5.6 As per Rule 2(1)(c)(xiii) of the Deposits Rules, the amount brought in by promoters of a company pursuant to stipulation by a lending institution or a bank is excluded from the definition of deposit subject to certain conditions. It was suggested that unsecured loans brought by existing or new promoters coupled with repayment of some existing unsecured loans to fulfil the requirement of “quasi equity” stipulated by lending institution or bank may be treated as “exempt deposits”. The Committee felt that the present exemption is adequately worded and therefore recommended that no further exemption or change is required.

Issues relating to section 462 exemption vis-a-vis Deposits Rules

5.7 Private companies have been exempted from complying with the provisions of Section 73(2)(a) to (e), while accepting deposits from its members, provided that the deposit monies shall not exceed 100 percent of aggregate of paid up share capital and free reserves.

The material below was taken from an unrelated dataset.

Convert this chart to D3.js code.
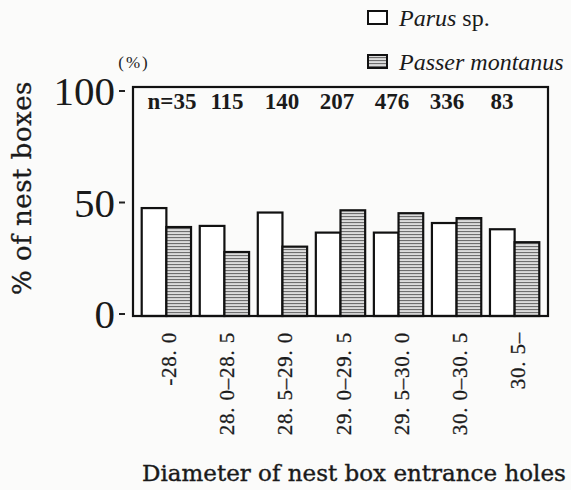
<!DOCTYPE html>
<html>
<head>
<meta charset="utf-8">
<script src="https://cdn.jsdelivr.net/npm/d3@7"></script>
<style>
  html, body { margin: 0; padding: 0; background: #fbfbfa; }
  svg { display: block; }
</style>
</head>
<body>
<div id="chart"></div>
<script>
// Nest box occupancy by entrance hole diameter
const categories = ['-28. 0', '28. 0–28. 5', '28. 5–29. 0', '29. 0–29. 5', '29. 5–30. 0', '30. 0–30. 5', '30. 5–'];
const sampleSizes = ['n=35', '115', '140', '207', '476', '336', '83'];
const parusValues = [47.5, 39.5, 45.5, 36.5, 36.5, 40.8, 38.0];
const passerValues = [39.0, 27.8, 30.2, 46.5, 45.2, 43.0, 32.2];
const yTicks = [0, 50, 100];

const width = 571;
const height = 490;
const plot = { left: 133, right: 548, top: 87, bottom: 316 };
const serif = "'Liberation Serif', 'Times New Roman', serif";
const bookSerif = "'DejaVu Serif', serif";

const svg = d3.select('#chart')
  .append('svg')
  .attr('width', width)
  .attr('height', height);

// hatch for Passer montanus
const defs = svg.append('defs');
const hatch = defs.append('pattern')
  .attr('id', 'hatch')
  .attr('patternUnits', 'userSpaceOnUse')
  .attr('width', 6)
  .attr('height', 3);
hatch.append('rect').attr('width', 6).attr('height', 3).attr('fill', '#dcdcdc');
hatch.append('rect').attr('y', 0).attr('width', 6).attr('height', 1.1).attr('fill', '#6e6e6e');

const x = d3.scaleBand()
  .domain(categories)
  .range([plot.left, plot.right])
  .paddingInner(0.15)
  .paddingOuter(0.15);

const xInner = d3.scaleBand()
  .domain(['parus', 'passer'])
  .range([0, x.bandwidth()]);

const y = d3.scaleLinear()
  .domain([0, 100])
  .range([314, 91]);

const series = [
  { key: 'parus', values: parusValues, fill: '#ffffff' },
  { key: 'passer', values: passerValues, fill: 'url(#hatch)' }
];

// bars
series.forEach(s => {
  svg.append('g')
    .selectAll('rect')
    .data(s.values)
    .join('rect')
    .attr('x', (d, i) => x(categories[i]) + xInner(s.key))
    .attr('y', d => y(d))
    .attr('width', xInner.bandwidth())
    .attr('height', d => plot.bottom - y(d))
    .attr('fill', s.fill)
    .attr('stroke', '#111')
    .attr('stroke-width', 2.2);
});

// frame
svg.append('rect')
  .attr('x', plot.left)
  .attr('y', plot.top)
  .attr('width', plot.right - plot.left)
  .attr('height', plot.bottom - plot.top)
  .attr('fill', 'none')
  .attr('stroke', '#111')
  .attr('stroke-width', 2.2);

// y ticks: short detached dashes
const yAxis = svg.append('g');
yTicks.forEach(t => {
  yAxis.append('line')
    .attr('x1', 119)
    .attr('x2', 125)
    .attr('y1', y(t))
    .attr('y2', y(t))
    .attr('stroke', '#222')
    .attr('stroke-width', 2);
  yAxis.append('text')
    .attr('x', 115)
    .attr('y', y(t) + 14)
    .attr('text-anchor', 'end')
    .attr('font-family', serif)
    .attr('font-size', '41px')
    .attr('fill', '#1a1a1a')
    .text(t);
});

svg.append('text')
  .attr('x', 134)
  .attr('y', 68)
  .attr('text-anchor', 'middle')
  .attr('font-family', serif)
  .attr('font-size', '17px')
  .attr('letter-spacing', '2px')
  .attr('fill', '#222')
  .text('(%)');

// sample sizes
const nPos = d3.scalePoint()
  .domain(sampleSizes)
  .range([172, 502]);

svg.append('g')
  .selectAll('text')
  .data(sampleSizes)
  .join('text')
  .attr('x', d => nPos(d))
  .attr('y', 109)
  .attr('text-anchor', 'middle')
  .attr('font-family', serif)
  .attr('font-weight', 'bold')
  .attr('font-size', '23px')
  .attr('fill', '#1a1a1a')
  .text(d => d);

// x labels, rotated
svg.append('g')
  .selectAll('text')
  .data(categories)
  .join('text')
  .attr('transform', d => `translate(${x(d) + x.bandwidth() / 2 + 3}, 332) rotate(-90)`)
  .attr('text-anchor', 'end')
  .attr('dominant-baseline', 'central')
  .attr('font-family', serif)
  .attr('font-size', '21px')
  .attr('letter-spacing', '0.8px')
  .attr('fill', '#1a1a1a')
  .attr('stroke', '#1a1a1a')
  .attr('stroke-width', 0.3)
  .text(d => d);

// axis titles
svg.append('text')
  .attr('x', 142)
  .attr('y', 481)
  .attr('font-family', bookSerif)
  .attr('font-size', '23px')
  .attr('fill', '#1a1a1a')
  .attr('stroke', '#1a1a1a')
  .attr('stroke-width', 0.4)
  .text('Diameter of nest box entrance holes');

svg.append('text')
  .attr('transform', 'translate(31, 188) rotate(-90)')
  .attr('text-anchor', 'middle')
  .attr('font-family', bookSerif)
  .attr('font-size', '26px')
  .attr('letter-spacing', '0.5px')
  .attr('fill', '#1a1a1a')
  .attr('stroke', '#1a1a1a')
  .attr('stroke-width', 0.3)
  .text('% of nest boxes');

// legend
const legendItems = [
  { label: 'Parus', suffix: ' sp.', fill: '#ffffff', y: 26 },
  { label: 'Passer montanus', suffix: '', fill: 'url(#hatch)', y: 70 }
];

const legend = svg.append('g');
legendItems.forEach(item => {
  legend.append('rect')
    .attr('x', 368)
    .attr('y', item.y - 15)
    .attr('width', 19)
    .attr('height', 13)
    .attr('fill', item.fill)
    .attr('stroke', '#111')
    .attr('stroke-width', 2);

  const t = legend.append('text')
    .attr('x', 399)
    .attr('y', item.y)
    .attr('font-family', serif)
    .attr('font-size', '24px')
    .attr('fill', '#1a1a1a');
  t.append('tspan').attr('font-style', 'italic').text(item.label);
  if (item.suffix) t.append('tspan').text(item.suffix);
});
</script>
</body>
</html>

It has been suggested that some of the Deposits Rules are not in harmony with such exemptions provided. The exemptions given under Section 462 of the Act would override the Deposit Rules. However, the Committee recommended that, with a view to provide clarity, the Deposit Rules may be amended to align with exemptions/modifications provided for private companies.

Advertisement/Circular in the form of advertisement

5.8 Rule 4(1) of the Deposits Rules requires every company intending to invite deposits from its members to issue a circular to all members, and in addition gives flexibility to publish the circular in a newspaper. It was suggested that it should not be mandatory to send individual circulars to members of the company under Rule 4(1) if an advertisement has been issued by a company for acceptance of deposits from public and also when the same is placed on the website of the company. The Committee agreed with the suggestion and recommended that the suggested option may be provided by amendment in the Rules.